We already have a big surplus of corn. We export 20% of our entire feed corn crop. Ethanol takes up another 25%. If we didn’t do both of these, we’d be flooded with corn, and the price would fall out. Then farms would fail. Things are balanced the way they are now – supply and demand. We only use 1/3 of our arable land. We could grow a lot more corn, if there was demand.

Doubling the corn yield per acre by 2030 is Not something I just made up. That’s a projection by Dupont and Danesco who are developing it. Corn yield increased by 10% in the past two years. Also, corn is likely to be engineered with a sugary stalk, without sacrificing the grain yield. That will be handled like cane juice to make more ethanol, on top of the above estimates. That could be an additional 300-400 gallons per acre. That’s another 26-35 billion gallons of ethanol, within 20 years (best case scenario).

In the end, we may wind-up feeding corn sugars to heterotrophic algae or duckweed, and multiply the yield of carbohydrates, oils and proteins several more times. Nitrogen or NPK is going to be recycled from livestock manure, from the biogas digester residues and the algae grown on it. This is part of the advanced management technology that is integrating the ethanol industry with the livestock industry. See: “Bion Environmental Technologies Plans Closed-Loop Livestock and Ethanol Production Facility in Schroeppel, NY”.

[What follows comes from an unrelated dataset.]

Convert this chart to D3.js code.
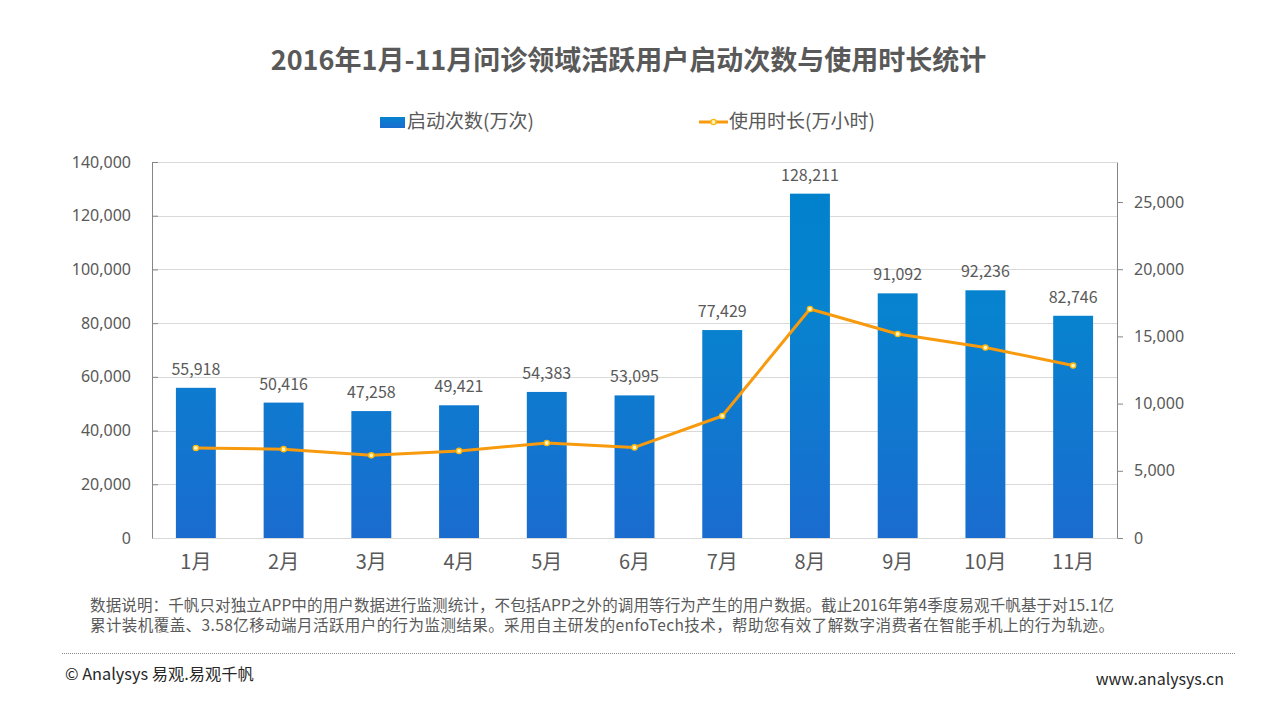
<!DOCTYPE html>
<html>
<head>
<meta charset="utf-8">
<script src="https://cdn.jsdelivr.net/npm/d3@7"></script>
<style>
  html, body { margin: 0; padding: 0; background: #fff; }
  text { font-family: "Noto Sans CJK SC", "Noto Sans", sans-serif; }
</style>
</head>
<body>
<div id="wrapper"></div>
<script>
const months = ["1月", "2月", "3月", "4月", "5月", "6月", "7月", "8月", "9月", "10月", "11月"];
const launches = [55918, 50416, 47258, 49421, 54383, 53095, 77429, 128211, 91092, 92236, 82746];
const hours = [6700, 6610, 6150, 6480, 7070, 6740, 9080, 17040, 15180, 14170, 12830];
const leftTicks = [0, 20000, 40000, 60000, 80000, 100000, 120000, 140000];
const rightTicks = [0, 5000, 10000, 15000, 20000, 25000];
const noteLines = [
  "数据说明：千帆只对独立APP中的用户数据进行监测统计，不包括APP之外的调用等行为产生的用户数据。截止2016年第4季度易观千帆基于对15.1亿",
  "累计装机覆盖、3.58亿移动端月活跃用户的行为监测结果。采用自主研发的enfoTech技术，帮助您有效了解数字消费者在智能手机上的行为轨迹。",
];

const dimensions = {
  width: 1280,
  height: 720,
  margin: { top: 162, right: 163, bottom: 182, left: 152 },
};
dimensions.boundedWidth = dimensions.width - dimensions.margin.left - dimensions.margin.right;
dimensions.boundedHeight = dimensions.height - dimensions.margin.top - dimensions.margin.bottom;

const wrapper = d3.select("#wrapper").append("svg")
  .attr("width", dimensions.width)
  .attr("height", dimensions.height)
  .style("display", "block");

const defs = wrapper.append("defs");
const grad = defs.append("linearGradient")
  .attr("id", "barFill")
  .attr("gradientUnits", "userSpaceOnUse")
  .attr("x1", 0).attr("x2", 0)
  .attr("y1", 0).attr("y2", dimensions.boundedHeight);
grad.append("stop").attr("offset", "0%").attr("stop-color", "#0080cc");
grad.append("stop").attr("offset", "40%").attr("stop-color", "#0783cf");
grad.append("stop").attr("offset", "100%").attr("stop-color", "#1a6ccf");

const legendGrad = defs.append("linearGradient")
  .attr("id", "legendFill")
  .attr("x1", 0).attr("x2", 0).attr("y1", 0).attr("y2", 1);
legendGrad.append("stop").attr("offset", "0%").attr("stop-color", "#0783cf");
legendGrad.append("stop").attr("offset", "100%").attr("stop-color", "#1a6ccf");

const bounds = wrapper.append("g")
  .attr("transform", `translate(${dimensions.margin.left}, ${dimensions.margin.top})`);

// scales
const xScale = d3.scaleBand()
  .domain(months)
  .range([0, dimensions.boundedWidth])
  .paddingInner(0.545)
  .paddingOuter(0.2725);

const yLeft = d3.scaleLinear().domain([0, 140000]).range([dimensions.boundedHeight, 0]);
const yRight = d3.scaleLinear().domain([0, 27976]).range([dimensions.boundedHeight, 0]);

const labelColor = "#595959";
const fmt = d3.format(",");

// gridlines
bounds.append("g")
  .selectAll("line")
  .data(leftTicks)
  .join("line")
  .attr("x1", 0)
  .attr("x2", dimensions.boundedWidth)
  .attr("y1", (d) => Math.round(yLeft(d)) + 0.5)
  .attr("y2", (d) => Math.round(yLeft(d)) + 0.5)
  .attr("stroke", "#d9d9d9");

// bars
bounds.append("g")
  .selectAll("rect")
  .data(launches)
  .join("rect")
  .attr("x", (d, i) => xScale(months[i]))
  .attr("y", (d) => yLeft(d))
  .attr("width", xScale.bandwidth())
  .attr("height", (d) => dimensions.boundedHeight - yLeft(d))
  .attr("fill", "url(#barFill)");

// bar labels
bounds.append("g")
  .selectAll("text")
  .data(launches)
  .join("text")
  .attr("x", (d, i) => xScale(months[i]) + xScale.bandwidth() / 2)
  .attr("y", (d) => yLeft(d) - 13)
  .attr("text-anchor", "middle")
  .attr("font-size", 16)
  .attr("fill", labelColor)
  .text((d) => fmt(d));

// axes
const axisLeft = d3.axisLeft(yLeft).tickValues(leftTicks).tickFormat(fmt)
  .tickSize(0).tickSizeOuter(0).tickPadding(21);
const axisRight = d3.axisRight(yRight).tickValues(rightTicks).tickFormat(fmt)
  .tickSize(6).tickSizeOuter(0).tickPadding(11);

const leftG = bounds.append("g").call(axisLeft);
const rightG = bounds.append("g").attr("transform", `translate(${dimensions.boundedWidth}, 0)`).call(axisRight);
const bottomG = bounds.append("g")
  .attr("transform", `translate(0, ${dimensions.boundedHeight})`)
  .call(d3.axisBottom(xScale).tickSize(0).tickSizeOuter(0).tickPadding(17));

[leftG, rightG].forEach((g) => {
  g.selectAll(".domain").attr("stroke", "#868686").attr("stroke-width", 1);
  g.selectAll(".tick line").attr("stroke", "#868686");
  g.selectAll("text").attr("font-size", 16).attr("fill", labelColor)
    .style("font-family", '"Noto Sans", sans-serif');
});
leftG.selectAll(".tick").append("line").attr("x2", 6).attr("stroke", "#868686");
bottomG.select(".domain").attr("stroke", "#d9d9d9");
bottomG.selectAll("text").attr("font-size", 20).attr("fill", labelColor);

// line
const line = d3.line()
  .x((d, i) => xScale(months[i]) + xScale.bandwidth() / 2)
  .y((d) => yRight(d));

bounds.append("path")
  .datum(hours)
  .attr("d", line)
  .attr("fill", "none")
  .attr("stroke", "#f79a0e")
  .attr("stroke-width", 3)
  .attr("stroke-linejoin", "round");

bounds.append("g")
  .selectAll("circle")
  .data(hours)
  .join("circle")
  .attr("cx", (d, i) => xScale(months[i]) + xScale.bandwidth() / 2)
  .attr("cy", (d) => yRight(d))
  .attr("r", 2.6)
  .attr("fill", "#fff3c4")
  .attr("stroke", "#f9b90e")
  .attr("stroke-width", 1.4);

// title
wrapper.append("text")
  .attr("x", 628.5).attr("y", 70)
  .attr("text-anchor", "middle")
  .attr("font-size", 27)
  .attr("font-weight", 700)
  .attr("fill", "#595959")
  .text("2016年1月-11月问诊领域活跃用户启动次数与使用时长统计");

// legend
wrapper.append("rect")
  .attr("x", 380).attr("y", 117)
  .attr("width", 25).attr("height", 11)
  .attr("fill", "url(#legendFill)");
wrapper.append("text")
  .attr("x", 407).attr("y", 128)
  .attr("font-size", 19)
  .attr("fill", labelColor)
  .text("启动次数(万次)");
wrapper.append("line")
  .attr("x1", 699).attr("x2", 728)
  .attr("y1", 122).attr("y2", 122)
  .attr("stroke", "#f79a0e")
  .attr("stroke-width", 3);
wrapper.append("circle")
  .attr("cx", 713.5).attr("cy", 122)
  .attr("r", 2.6)
  .attr("fill", "#fff3c4")
  .attr("stroke", "#f9b90e")
  .attr("stroke-width", 1.4);
wrapper.append("text")
  .attr("x", 729).attr("y", 128)
  .attr("font-size", 19)
  .attr("fill", labelColor)
  .text("使用时长(万小时)");

// note
wrapper.append("g")
  .selectAll("text")
  .data(noteLines)
  .join("text")
  .attr("x", 90)
  .attr("y", (d, i) => 611 + i * 20)
  .attr("font-size", 15.5)
  .attr("textLength", 1024)
  .attr("lengthAdjust", "spacing")
  .attr("fill", labelColor)
  .text((d) => d);

// footer
wrapper.append("line")
  .attr("x1", 62).attr("x2", 1235)
  .attr("y1", 653.5).attr("y2", 653.5)
  .attr("stroke", "#8c8c8c")
  .attr("stroke-dasharray", "1 1");
wrapper.append("text")
  .attr("x", 65).attr("y", 680)
  .attr("font-size", 16.3)
  .attr("fill", "#262626")
  .text("© Analysys 易观.易观千帆");
wrapper.append("text")
  .attr("x", 1224).attr("y", 685)
  .attr("text-anchor", "end")
  .attr("font-size", 16)
  .attr("fill", "#262626")
  .text("www.analysys.cn");
</script>
</body>
</html>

I agree that Miscanthus is a great biomass crop. The yield is roughly 20 to 25 tons per acre. Algae is being produced at the rate of 200 to 300 tons per acre, and that will be integrated with corn ethanol and livestock.

The integration of a corn ethanol plant with livestock and heterotrophic algae could produce grain ethanol, cellulosic ethanol, distillers grains, meat or dairy, corn oil, algae oil – biodiesel and nutriceuticals, algae ethanol, complete protein algae feed, NPK fertilizer, bio-plastics, and manure-based digester biogas - for CHP production power and surplus electric power for the grid.

Engineer-Poet
We only use 1/3 of our arable land. We could grow a lot more corn, if there was demand.
Ha!  US corn production has pushed into zones where only drawdowns of fossil water permit cultivation.  Those fields will not be growing corn 20 years from now; they may not be growing any kind of crop.
Doubling the corn yield per acre by 2030 is Not something I just made up. That’s a projection by Dupont and Danesco who are developing it. Corn yield increased by 10% in the past two years.
How much more water will this take?  No amount of genetic engineering will improve rainfall or replenish the Ogalalla aquifer.  You can promote subsidies with great success, but actual production requires attention to inconvenient facts such as Liebigs Law of the Minimum.

An additional 30 billion gallons of EtOH (energy equivalent to about 20 billion gallons of gasoline) is nice, but it comes nowhere near to replacing the US's ~140 billion gallon annual gasoline consumption.  Then there's the distillate, heating oil, jet fuel, etc.  The heavy lifting must be done by electrification, because biofuels can only be bit players.  Most of the people promoting ethanol are actually promoting petroleum (deliberately or unwittingly), because ethanol can neither replace petroleum nor undercut it on price.

Roger Pham

In this case, I have to say that CARB has good intention, but impractical.

A more practical solution would be the adoption of the Pickens plan: phasing in the use of NG/methane for heavy-duty vehicles. These vehicles will eventually be a dual-fueled vehicle: methane for long haul and H2 for short-haul, local use, due to the shorter range when H2 is stored in the same methane tank.

SJC

The Barnett shale gas find in northwestern Louisiana will provide lot of natural gas for the country over the years. Trucks take 40% of our liquid road fuel, so if we can run them 90% on natural gas we are ahead of the game.